К Полю он послал отдельное приглашение, которое грум передал тут же, так как Поль сидел у нас. Он было возмутился этой бесцеремонностью, но я вдруг рассердилась и начала очень колко выговаривать ему.
— Вы просто ревнуете! — кричала я: — к этому образованному, просвещенному и так много испытавшему человеку… При том, это был друг моего покойного отца.
Я видела, что тетя, подле которой сидел Поль, тихонько толкнула его и прошептала чуть слышно:
— Не раздражайте ее! Я ясно слышала этот совет, так как со времени моей болезни слух мой стал поразительно чуток.
И все решили, что необходимо ехать и ответили князю благодарностью и обещанием что мы непременно будем к назначенному им часу.
Помню, что день был ясный, сияющий и жаркий. Мы вчетвером отправились в коляске. Полю, как я догадывалась, было неприятно ехать, но он очевидно ехал потому, что боялся оставить меня на попечении тетки и мисс Берд. С самого начала моей болезни и до конца он был моей верной, нежной, любящей нянькой.
Всю дорогу мое сердце усиленно билось и постоянно меня тянуло туда. Мне казалось, что мы ужасно тихо едем и я просила погонять лошадей, хотя они давно уже были все в мыле.
Наконец, мы въехали в распахнутый ворота чугунной решетки, и я невольно ахнула. По обеим сторонам аллеи тянулись рабатки, полные самых разнообразных георгин и всевозможных роз. Целая шеренга слуг в каких-то оригинальных восточных костюмах стояла у дома.
Князь встретил нас у входа под широким навесом. Он отворил дверцы с моей стороны, и я прямо выпрыгнула ему на руки. Бережно и почтительно он поставил меня на землю и поздоровался со всеми, рассыпаясь в благодарности.
Только что мы вошли в дом, как заиграла радостная, веселая музыка — казалось, пел какой-то большой согласный хор и мне было удивительно весело.
Князь повел нас показывать сад. Он был громадный и в нем не было той дичи, заброшенности, которая так поразила меня, когда я видела его в первый раз, еще ребенком. Везде били широкия аллеи громадных, тенистых деревьев, цветущие лужайки, клумбы красивых цветущих кустов.

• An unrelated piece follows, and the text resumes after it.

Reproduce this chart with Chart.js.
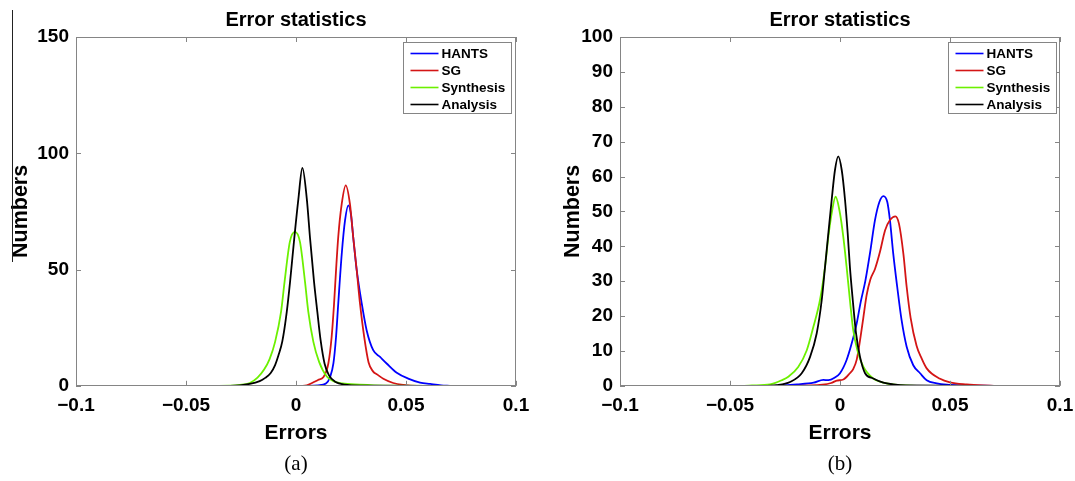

Из сада мы снова вернулись в дом, и князь повел нас по этому дому. В нем была невиданная роскошь. Но все было как-то мрачно, вероятно от слабого освещения из небольших узеньких окон. И везде был тот же крепкий запах, который так поразил меня в детстве, но этот запах теперь мне казался удивительно приятным.
В одной угловой комнате была чугунная витая лестница и эта лестница вела на башню. Увидев ее, мне вдруг захотелось взбежать на нее, и я полетела вверх. Князь быстро пошел за мной. На половине лестницы у меня закружилась голова и я не помню, как вдруг очутилась наверху. Князь как будто внес меня.
Весь верх был стеклянный и из его окон-балконов далеко открывался вид на все окружающее. Здесь был такой простор, что я, помню, всплеснула руками от восхищения.
— Ах, как здесь хорошо! — вскричала я. — Просторно.